Member of the Lebanese Parliament
- Incumbent
- Assumed office 21 May 2022
- Constituency: Beirut I (2022)

Deputy Prime Minister of Lebanon
- In office 18 December 2016 – 21 January 2020
- Prime Minister: Saad Hariri
- Preceded by: Samir Mouqbel
- Succeeded by: Zeina Akar

Minister of Public Health
- In office 18 December 2016 – 31 January 2019
- Prime Minister: Saad Hariri
- Preceded by: Wael Abou Faour
- Succeeded by: Jamil Jabbak

CEO of STC International
- In office 2010–2012

Personal details
- Born: Ghassan Hasbani 30 August 1972 (age 53)^{[citation needed]} Beirut, Lebanon
- Party: Lebanese Forces
- Cabinet: Lebanese government of December 2016

= Ghassan Hasbani =

Lebanese businessman and politician (born 1972)

Ghassan Hasbani (غسان حاصباني; born 30 August 1972) is a Lebanese businessman and member of the Strong Republic bloc in the Lebanese Parliament. He has been Lebanon's minister of public health and (simultaneously) deputy prime minister from December 2016 to January 2020. Ghassan is an administrator and expert at the international level in planning, economics and technology.

== Early life and education ==
Ghassan Hasbani was born in Rmeil, Beirut to a Greek Orthodox Christian family in 1972. He completed his graduate studies in London and obtained a degree with distinction in engineering and a Master of Business Administration (MBA).

== Career ==

=== CEO of STC International (2010–2012) ===
He joined the Saudi Telecom Company (STC) from the global management consulting firm Booz & Company, where he led the firm's Middle East Communications and Technology practice and had been with the firm for 10 years.

=== Politics ===
After the resignation of Tammam Salam, Aoun designated Saad Hariri to form a new cabinet following binding parliamentary consultations.
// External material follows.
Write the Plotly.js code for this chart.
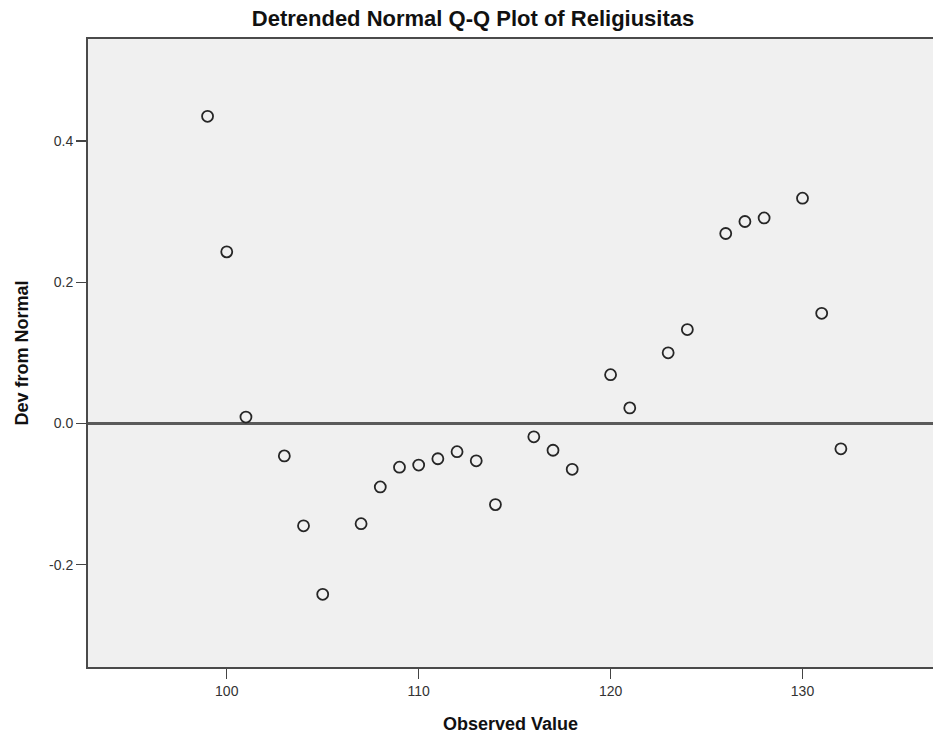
<!DOCTYPE html>
<html>
<head>
<meta charset="utf-8">
<script src="https://cdn.plot.ly/plotly-3.0.1.min.js"></script>
<style>html,body{margin:0;padding:0;background:#fff;}#chart{width:933px;height:742px;}</style>
</head>
<body>
<div id="chart"></div>
<script>
// Observed values (x) and deviation from normal (y)
const observedValue = [99, 100, 101, 103, 104, 105, 107, 108, 109, 110, 111, 112, 113, 114, 116, 117, 118, 120, 121, 123, 124, 126, 127, 128, 130, 131, 132];
const devFromNormal = [0.435, 0.243, 0.009, -0.046, -0.145, -0.242, -0.142, -0.090, -0.062, -0.059, -0.050, -0.040, -0.053, -0.115, -0.019, -0.038, -0.065, 0.069, 0.022, 0.100, 0.133, 0.269, 0.286, 0.291, 0.319, 0.156, -0.036];
const xTicks = [100, 110, 120, 130];
const yTicks = [-0.2, 0.0, 0.2, 0.4];
const yTickLabels = ["-0.2", "0.0", "0.2", "0.4"];

const trace = {
  x: observedValue,
  y: devFromNormal,
  type: 'scatter',
  mode: 'markers',
  marker: {
    symbol: 'circle-open',
    size: 11,
    color: '#262626',
    line: {width: 1.8, color: '#262626'}
  },
  hoverinfo: 'x+y'
};

const FONT = 'Liberation Sans, Arial, sans-serif';

const layout = {
  width: 933,
  height: 742,
  margin: {l: 88, r: 0, t: 39, b: 75},
  paper_bgcolor: '#ffffff',
  plot_bgcolor: '#f0f0f0',
  font: {family: FONT, color: '#222'},
  title: {
    text: '<b>Detrended Normal Q-Q Plot of Religiusitas</b>',
    x: 0.507, xanchor: 'center', y: 0.976, yanchor: 'middle',
    font: {size: 22, color: '#111', family: FONT}
  },
  showlegend: false,
  xaxis: {
    range: [92.77, 136.8],
    tickvals: xTicks,
    ticktext: xTicks.map(String),
    ticks: 'outside', ticklen: 10, tickwidth: 1.3, tickcolor: '#444',
    showline: true, linecolor: '#4a4a4a', linewidth: 2, mirror: true,
    showgrid: false, zeroline: false,
    tickfont: {size: 14, color: '#333'},
    title: {text: '<b>Observed Value</b>', font: {size: 18, color: '#111'}, standoff: 20}
  },
  yaxis: {
    range: [-0.345, 0.5445],
    tickvals: yTicks,
    ticktext: yTickLabels,
    ticks: 'outside', ticklen: 10, tickwidth: 1.3, tickcolor: '#444',
    showline: true, linecolor: '#4a4a4a', linewidth: 2, mirror: false,
    showgrid: false,
    zeroline: true, zerolinecolor: '#5a5a5a', zerolinewidth: 2.5,
    tickfont: {size: 14, color: '#333'},
    title: {text: '<b>Dev from Normal</b>', font: {size: 18, color: '#111'}, standoff: 16}
  }
};

Plotly.newPlot('chart', [trace], layout, {displayModeBar: false, staticPlot: true});
</script>
</body>
</html>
This came as a result of the consensus that led to the election of Aoun, and it was the second time Hariri held the position. The cabinet consisted of 30 ministers as a national unity government. On 28 December, it won the confidence of the parliament with an 87 MPs majority. Hasbani was named Deputy Prime Minister of Lebanon and Minister of Public Health.

In the 2022 Lebanese general election, the Lebanese Forces party saw expected gains by fielding its prominent member, Ghassan Hasbani, who received 16% of the district votes alone with 7,080 votes. The list was expected to win three seats but lost the Minorities seat to the Liwatani list, despite having more votes, in which an appeal was made to the constitution court to contest the loss.

== Personal life ==
Hasbani is a Greek Orthodox Christian. He is married to Nadine Hasbani and together have three children.